=== Written instruction ===
Produce an exact copy of all the data below, dropping every image.

=== Data block ===
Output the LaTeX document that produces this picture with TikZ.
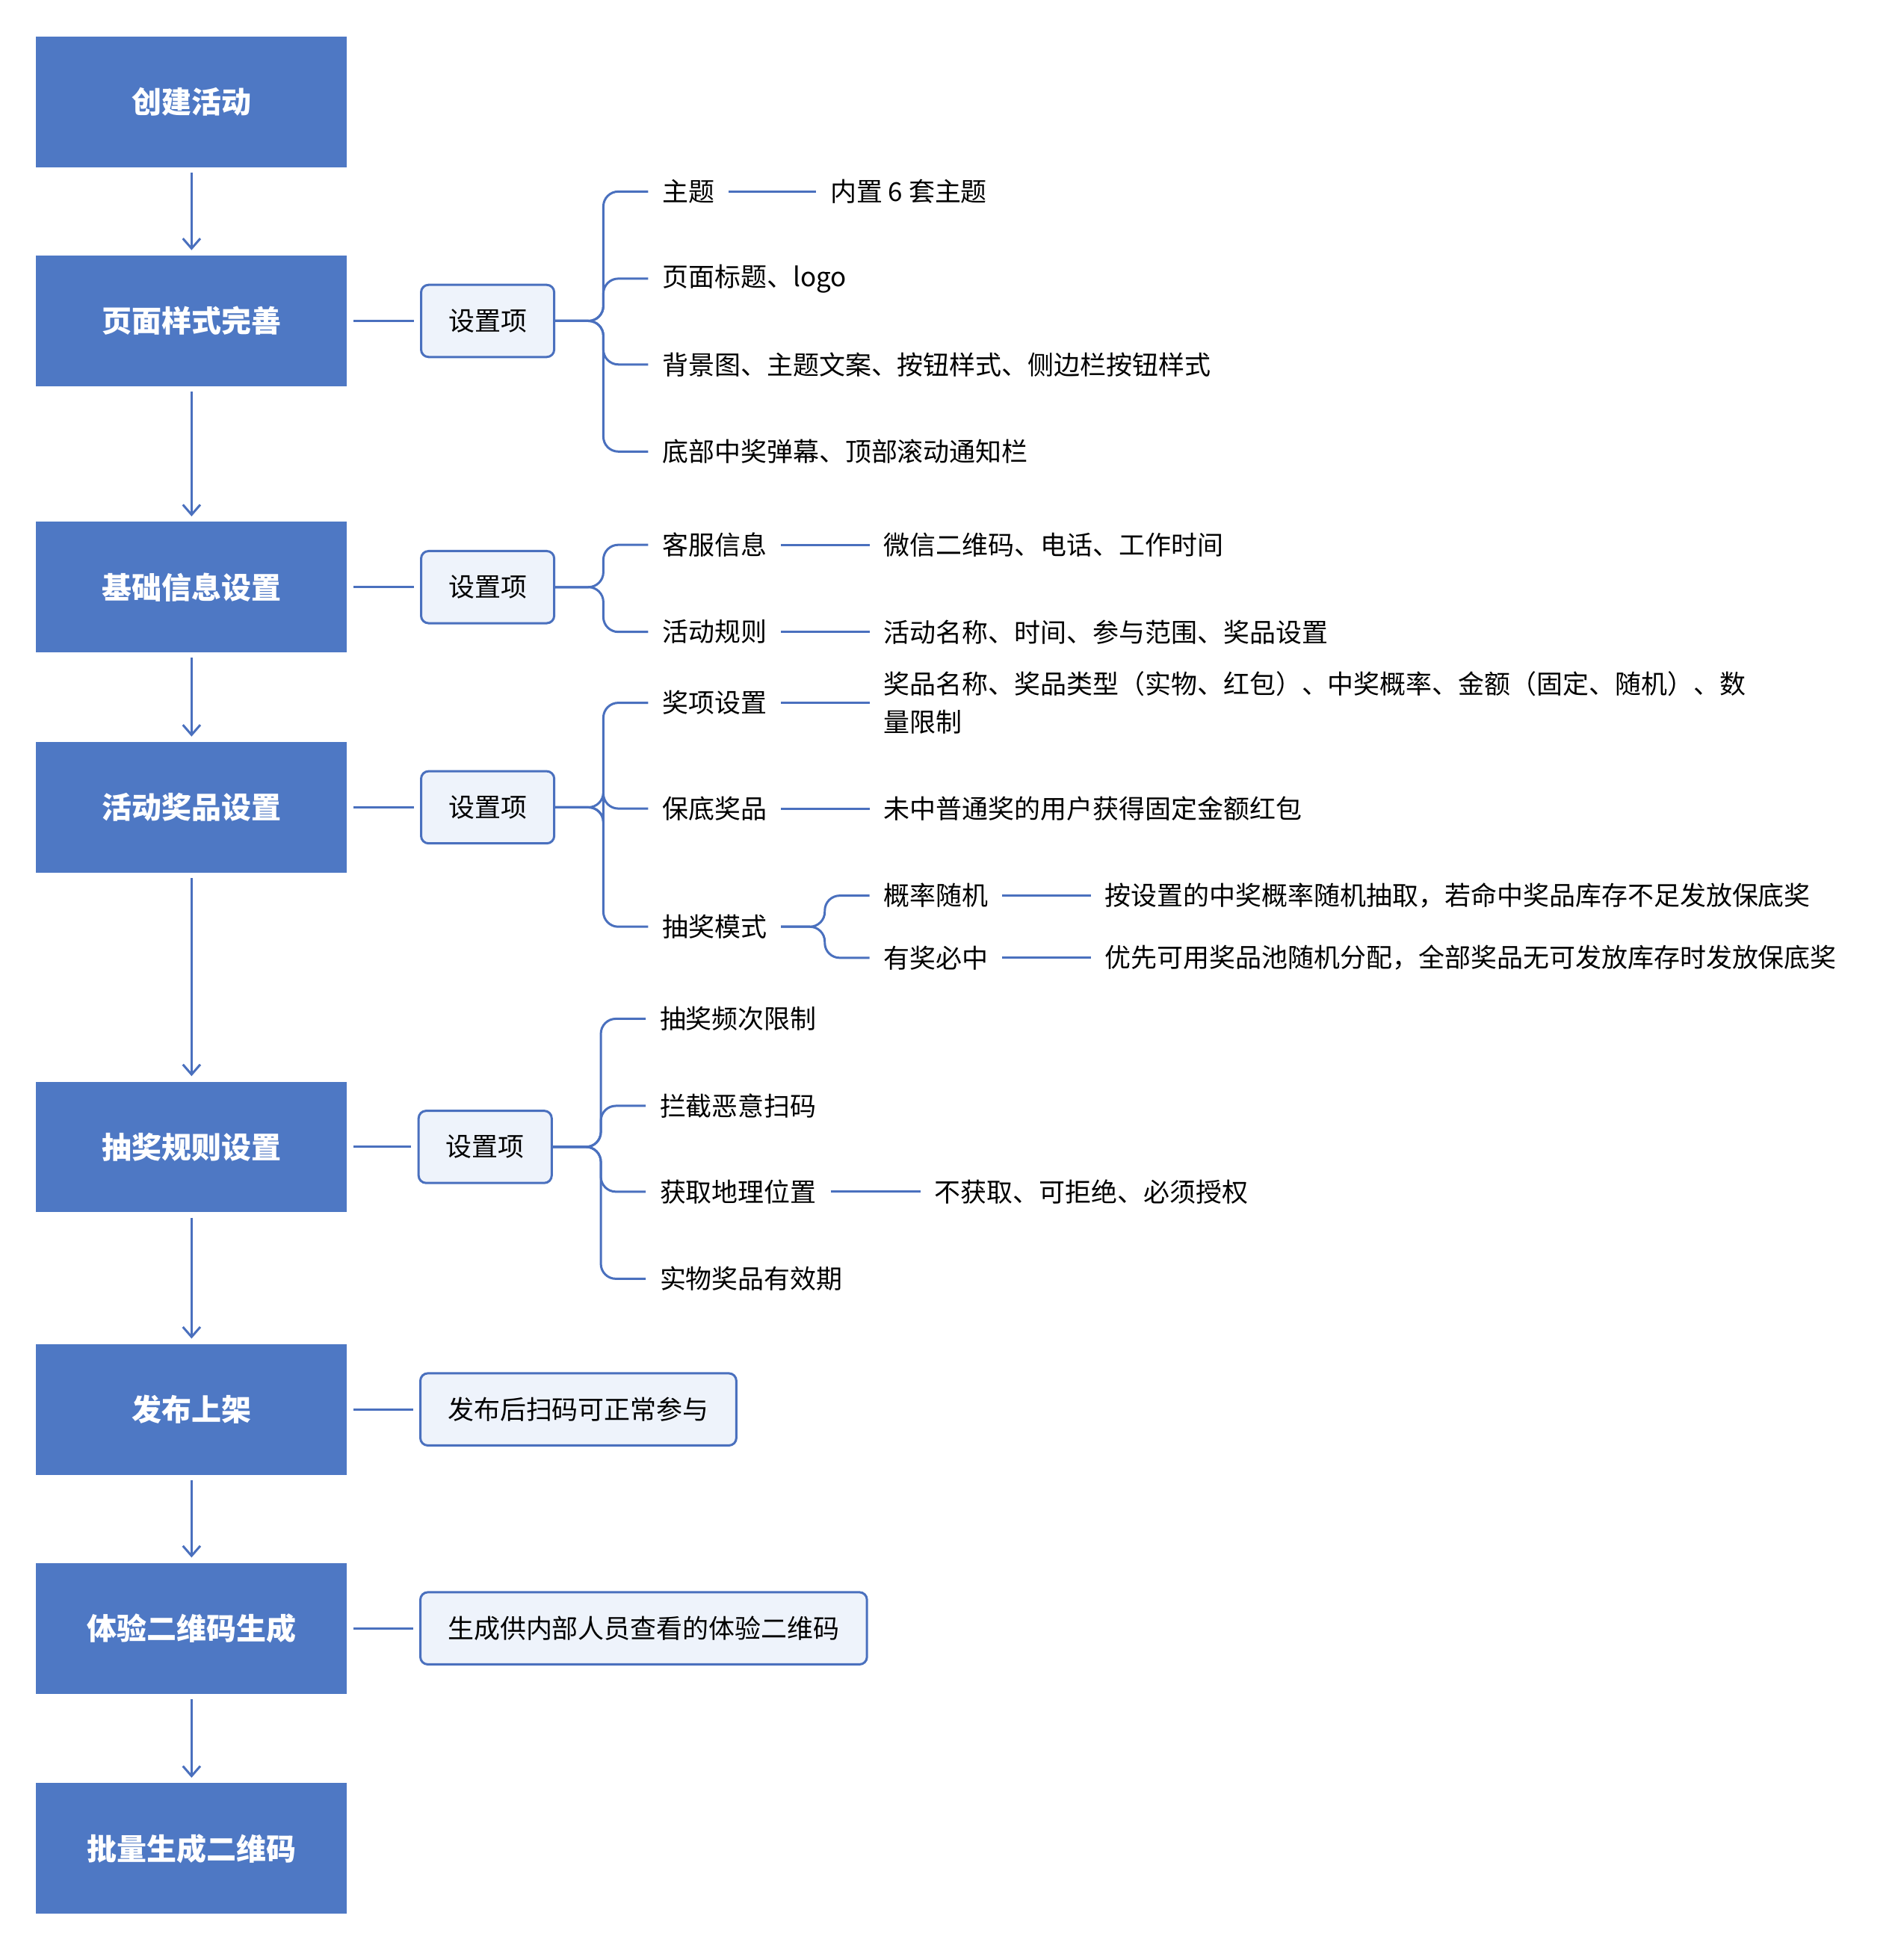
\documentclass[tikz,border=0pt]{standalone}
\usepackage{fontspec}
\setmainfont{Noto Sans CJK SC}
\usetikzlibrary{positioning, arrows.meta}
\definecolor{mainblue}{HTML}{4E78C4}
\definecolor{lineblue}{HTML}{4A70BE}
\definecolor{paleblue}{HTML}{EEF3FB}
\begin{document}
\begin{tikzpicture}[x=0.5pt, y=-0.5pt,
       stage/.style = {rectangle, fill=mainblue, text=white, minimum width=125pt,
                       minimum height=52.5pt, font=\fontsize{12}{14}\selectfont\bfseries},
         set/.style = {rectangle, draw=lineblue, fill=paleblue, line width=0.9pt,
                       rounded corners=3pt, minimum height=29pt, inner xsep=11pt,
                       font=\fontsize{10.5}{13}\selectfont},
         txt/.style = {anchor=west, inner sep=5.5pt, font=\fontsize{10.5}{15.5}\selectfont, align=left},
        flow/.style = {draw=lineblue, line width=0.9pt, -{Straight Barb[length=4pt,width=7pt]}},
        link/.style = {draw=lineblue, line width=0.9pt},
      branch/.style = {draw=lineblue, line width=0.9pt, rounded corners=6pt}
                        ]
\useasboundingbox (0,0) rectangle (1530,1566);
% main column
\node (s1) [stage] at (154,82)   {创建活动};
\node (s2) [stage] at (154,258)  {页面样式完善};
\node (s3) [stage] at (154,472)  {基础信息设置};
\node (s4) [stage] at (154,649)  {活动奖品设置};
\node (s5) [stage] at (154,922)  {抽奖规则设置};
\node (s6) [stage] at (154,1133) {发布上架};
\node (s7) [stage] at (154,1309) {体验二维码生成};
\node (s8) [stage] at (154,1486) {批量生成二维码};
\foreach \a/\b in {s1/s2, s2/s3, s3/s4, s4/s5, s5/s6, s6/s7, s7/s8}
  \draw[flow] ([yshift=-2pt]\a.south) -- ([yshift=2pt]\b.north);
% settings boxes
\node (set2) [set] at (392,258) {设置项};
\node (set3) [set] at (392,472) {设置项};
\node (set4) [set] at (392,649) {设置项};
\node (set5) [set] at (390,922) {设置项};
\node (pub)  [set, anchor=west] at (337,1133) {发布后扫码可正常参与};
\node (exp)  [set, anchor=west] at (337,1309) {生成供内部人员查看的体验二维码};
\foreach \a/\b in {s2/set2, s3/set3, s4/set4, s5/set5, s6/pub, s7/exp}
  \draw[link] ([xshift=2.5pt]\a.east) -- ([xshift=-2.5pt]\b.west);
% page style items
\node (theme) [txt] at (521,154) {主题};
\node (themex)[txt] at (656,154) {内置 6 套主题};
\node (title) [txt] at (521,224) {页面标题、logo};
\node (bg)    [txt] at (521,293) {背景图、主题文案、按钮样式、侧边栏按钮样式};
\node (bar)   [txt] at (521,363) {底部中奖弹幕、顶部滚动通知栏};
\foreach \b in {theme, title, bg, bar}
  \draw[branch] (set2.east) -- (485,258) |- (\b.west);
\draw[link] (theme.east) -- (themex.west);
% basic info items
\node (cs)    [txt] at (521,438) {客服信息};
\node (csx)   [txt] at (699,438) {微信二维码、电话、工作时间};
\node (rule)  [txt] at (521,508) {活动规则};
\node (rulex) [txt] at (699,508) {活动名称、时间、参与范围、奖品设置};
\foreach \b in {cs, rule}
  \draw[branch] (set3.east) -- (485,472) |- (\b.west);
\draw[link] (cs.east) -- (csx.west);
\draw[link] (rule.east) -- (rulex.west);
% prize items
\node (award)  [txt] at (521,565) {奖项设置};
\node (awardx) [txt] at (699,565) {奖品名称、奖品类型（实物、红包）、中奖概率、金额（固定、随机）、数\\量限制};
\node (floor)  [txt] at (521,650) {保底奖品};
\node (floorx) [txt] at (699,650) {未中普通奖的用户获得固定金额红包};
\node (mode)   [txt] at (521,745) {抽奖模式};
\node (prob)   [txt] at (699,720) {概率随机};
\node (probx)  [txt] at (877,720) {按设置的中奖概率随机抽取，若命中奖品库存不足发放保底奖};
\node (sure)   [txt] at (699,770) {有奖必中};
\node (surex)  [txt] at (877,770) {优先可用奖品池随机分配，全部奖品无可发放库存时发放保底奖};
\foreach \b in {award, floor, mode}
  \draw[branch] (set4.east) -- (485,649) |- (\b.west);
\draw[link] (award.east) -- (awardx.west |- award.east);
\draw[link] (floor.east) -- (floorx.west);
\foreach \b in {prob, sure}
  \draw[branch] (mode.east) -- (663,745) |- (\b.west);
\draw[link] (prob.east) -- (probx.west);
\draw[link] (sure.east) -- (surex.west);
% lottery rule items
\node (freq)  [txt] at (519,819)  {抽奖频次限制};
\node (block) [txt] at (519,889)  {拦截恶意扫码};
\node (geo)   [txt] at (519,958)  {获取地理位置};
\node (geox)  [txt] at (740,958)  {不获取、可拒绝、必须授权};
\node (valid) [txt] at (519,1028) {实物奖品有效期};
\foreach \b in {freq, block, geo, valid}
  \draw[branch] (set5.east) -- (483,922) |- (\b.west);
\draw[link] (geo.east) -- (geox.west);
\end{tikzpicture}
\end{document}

=== Output of the exercise ===
Output the LaTeX document that produces this picture with TikZ.
\documentclass[tikz,border=0pt]{standalone}
\usepackage{fontspec}
\setmainfont{Noto Sans CJK SC}
\usetikzlibrary{positioning, arrows.meta}
\definecolor{mainblue}{HTML}{4E78C4}
\definecolor{lineblue}{HTML}{4A70BE}
\definecolor{paleblue}{HTML}{EEF3FB}
\begin{document}
\begin{tikzpicture}[x=0.5pt, y=-0.5pt,
       stage/.style = {rectangle, fill=mainblue, text=white, minimum width=125pt,
                       minimum height=52.5pt, font=\fontsize{12}{14}\selectfont\bfseries},
         set/.style = {rectangle, draw=lineblue, fill=paleblue, line width=0.9pt,
                       rounded corners=3pt, minimum height=29pt, inner xsep=11pt,
                       font=\fontsize{10.5}{13}\selectfont},
         txt/.style = {anchor=west, inner sep=5.5pt, font=\fontsize{10.5}{15.5}\selectfont, align=left},
        flow/.style = {draw=lineblue, line width=0.9pt, -{Straight Barb[length=4pt,width=7pt]}},
        link/.style = {draw=lineblue, line width=0.9pt},
      branch/.style = {draw=lineblue, line width=0.9pt, rounded corners=6pt}
                        ]
\useasboundingbox (0,0) rectangle (1530,1566);
% main column
\node (s1) [stage] at (154,82)   {创建活动};
\node (s2) [stage] at (154,258)  {页面样式完善};
\node (s3) [stage] at (154,472)  {基础信息设置};
\node (s4) [stage] at (154,649)  {活动奖品设置};
\node (s5) [stage] at (154,922)  {抽奖规则设置};
\node (s6) [stage] at (154,1133) {发布上架};
\node (s7) [stage] at (154,1309) {体验二维码生成};
\node (s8) [stage] at (154,1486) {批量生成二维码};
\foreach \a/\b in {s1/s2, s2/s3, s3/s4, s4/s5, s5/s6, s6/s7, s7/s8}
  \draw[flow] ([yshift=-2pt]\a.south) -- ([yshift=2pt]\b.north);
% settings boxes
\node (set2) [set] at (392,258) {设置项};
\node (set3) [set] at (392,472) {设置项};
\node (set4) [set] at (392,649) {设置项};
\node (set5) [set] at (390,922) {设置项};
\node (pub)  [set, anchor=west] at (337,1133) {发布后扫码可正常参与};
\node (exp)  [set, anchor=west] at (337,1309) {生成供内部人员查看的体验二维码};
\foreach \a/\b in {s2/set2, s3/set3, s4/set4, s5/set5, s6/pub, s7/exp}
  \draw[link] ([xshift=2.5pt]\a.east) -- ([xshift=-2.5pt]\b.west);
% page style items
\node (theme) [txt] at (521,154) {主题};
\node (themex)[txt] at (656,154) {内置 6 套主题};
\node (title) [txt] at (521,224) {页面标题、logo};
\node (bg)    [txt] at (521,293) {背景图、主题文案、按钮样式、侧边栏按钮样式};
\node (bar)   [txt] at (521,363) {底部中奖弹幕、顶部滚动通知栏};
\foreach \b in {theme, title, bg, bar}
  \draw[branch] (set2.east) -- (485,258) |- (\b.west);
\draw[link] (theme.east) -- (themex.west);
% basic info items
\node (cs)    [txt] at (521,438) {客服信息};
\node (csx)   [txt] at (699,438) {微信二维码、电话、工作时间};
\node (rule)  [txt] at (521,508) {活动规则};
\node (rulex) [txt] at (699,508) {活动名称、时间、参与范围、奖品设置};
\foreach \b in {cs, rule}
  \draw[branch] (set3.east) -- (485,472) |- (\b.west);
\draw[link] (cs.east) -- (csx.west);
\draw[link] (rule.east) -- (rulex.west);
% prize items
\node (award)  [txt] at (521,565) {奖项设置};
\node (awardx) [txt] at (699,565) {奖品名称、奖品类型（实物、红包）、中奖概率、金额（固定、随机）、数\\量限制};
\node (floor)  [txt] at (521,650) {保底奖品};
\node (floorx) [txt] at (699,650) {未中普通奖的用户获得固定金额红包};
\node (mode)   [txt] at (521,745) {抽奖模式};
\node (prob)   [txt] at (699,720) {概率随机};
\node (probx)  [txt] at (877,720) {按设置的中奖概率随机抽取，若命中奖品库存不足发放保底奖};
\node (sure)   [txt] at (699,770) {有奖必中};
\node (surex)  [txt] at (877,770) {优先可用奖品池随机分配，全部奖品无可发放库存时发放保底奖};
\foreach \b in {award, floor, mode}
  \draw[branch] (set4.east) -- (485,649) |- (\b.west);
\draw[link] (award.east) -- (awardx.west |- award.east);
\draw[link] (floor.east) -- (floorx.west);
\foreach \b in {prob, sure}
  \draw[branch] (mode.east) -- (663,745) |- (\b.west);
\draw[link] (prob.east) -- (probx.west);
\draw[link] (sure.east) -- (surex.west);
% lottery rule items
\node (freq)  [txt] at (519,819)  {抽奖频次限制};
\node (block) [txt] at (519,889)  {拦截恶意扫码};
\node (geo)   [txt] at (519,958)  {获取地理位置};
\node (geox)  [txt] at (740,958)  {不获取、可拒绝、必须授权};
\node (valid) [txt] at (519,1028) {实物奖品有效期};
\foreach \b in {freq, block, geo, valid}
  \draw[branch] (set5.east) -- (483,922) |- (\b.west);
\draw[link] (geo.east) -- (geox.west);
\end{tikzpicture}
\end{document}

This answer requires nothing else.